What Is the Click Hole of Darkness?

imageEveryone has dreams. Everyone has a pancake they wish they could turn perfectly, or a pushup they wish they could do while clapping.

It’s human, the ability to project onto a future self and say, “That person will be able to do something that I cannot.” Or the ability to project onto the current self and say, “Me, I am capable of doing this thing that feels really freaking impossible, but I can do it.”

But that’s on a good day, when the sun is shining, when an old friend called, when you went out for a run and pushed yourself harder than usual and it felt good to sweat goddammit. That’s the good day.

But there’s something else everyone has. It’s the darkness, the voice that says, “You cannot,” the voice that says you will never be great.

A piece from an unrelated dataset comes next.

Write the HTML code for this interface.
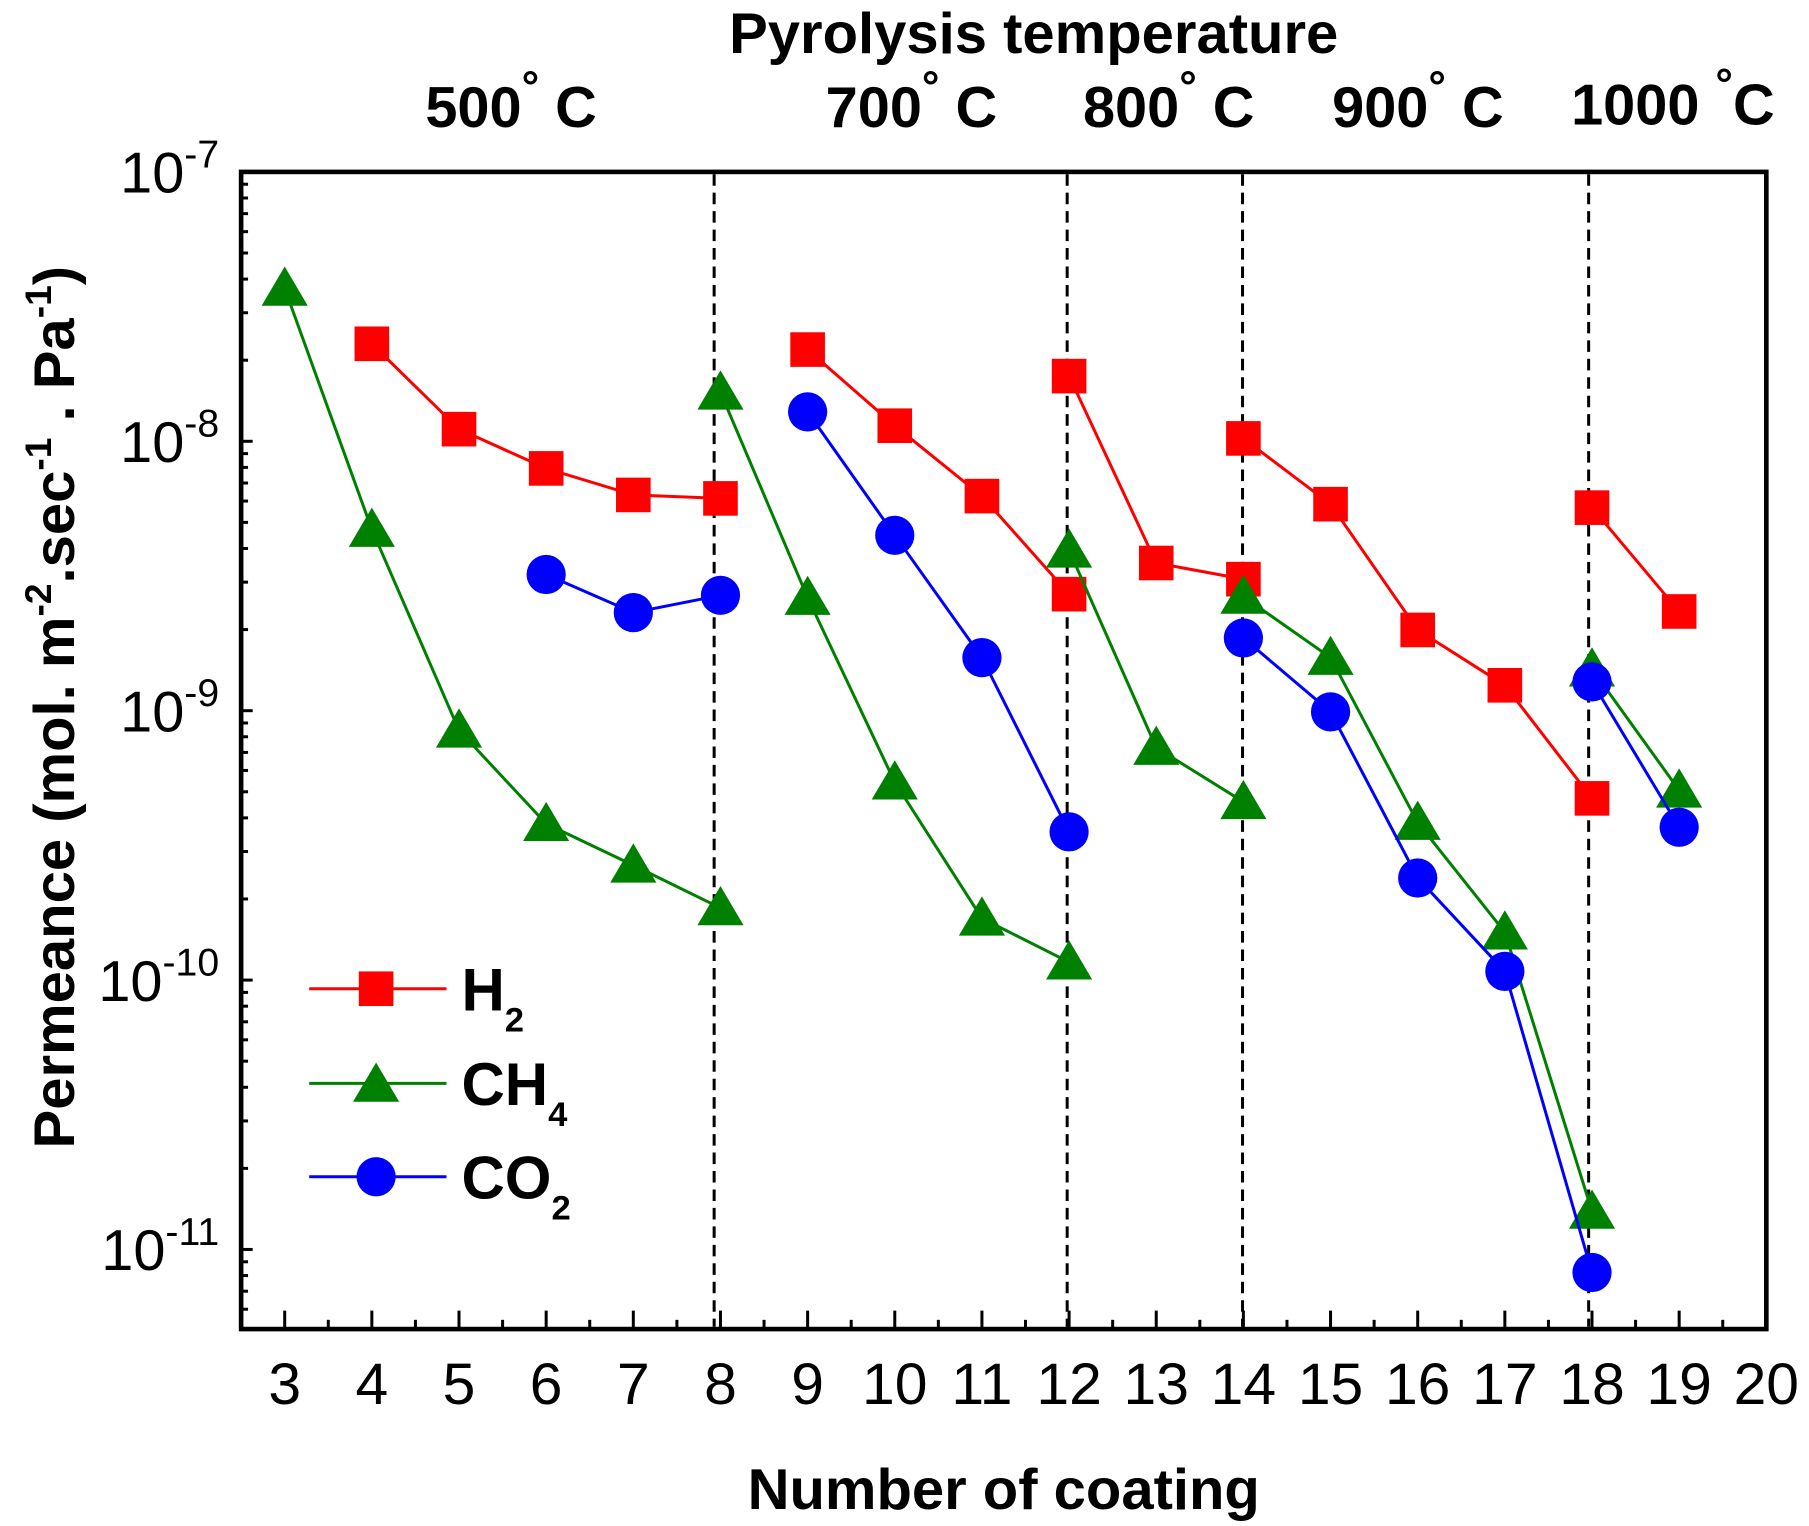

It says that you are not good enough, that the very idea of striving is ridiculous, that mediocrity and unhappiness is your destiny, and that yes, everyone else is succeeding except for you. This voice is always there, but sometimes it’s overpowered by the beams of positivity radiating from your brain chemicals.

But on the rainy days, the days when no one gets back to you, when you feel alone, tired and sick, when your goals loom ahead of you like a cliff and the idea of getting out of bed to wash a dish feels as impossible as parting the San Francisco Bay, this is the moment of your personal darkness.

The most insidious thing about this darkness is the way it works in the silence and the corners of your mind, never voiced out loud but slowly eating away at your will.

This is why I created clickholeofdarkness.tumblr.com. It is the place my negative thoughts go. Instead of pushing them out of mind, I push them to the forefront and magnify them by orders of 10, 20 and 30 just to see how ridiculous they are and how self-defeating it is to listen to them.

Clickholeofdarkness.tumblr.com is where they go to be made fun of in the full light of God and the internet and the God of the internet, and beneath that spotlight, the thoughts die for the day. Sure, they may resurge on another day in a different form, but I will not fight them lying down. I will fight them sitting up and with a keyboard, for this is my sword, this is my battle, and this is my war to win.

Back to your hole, darkness.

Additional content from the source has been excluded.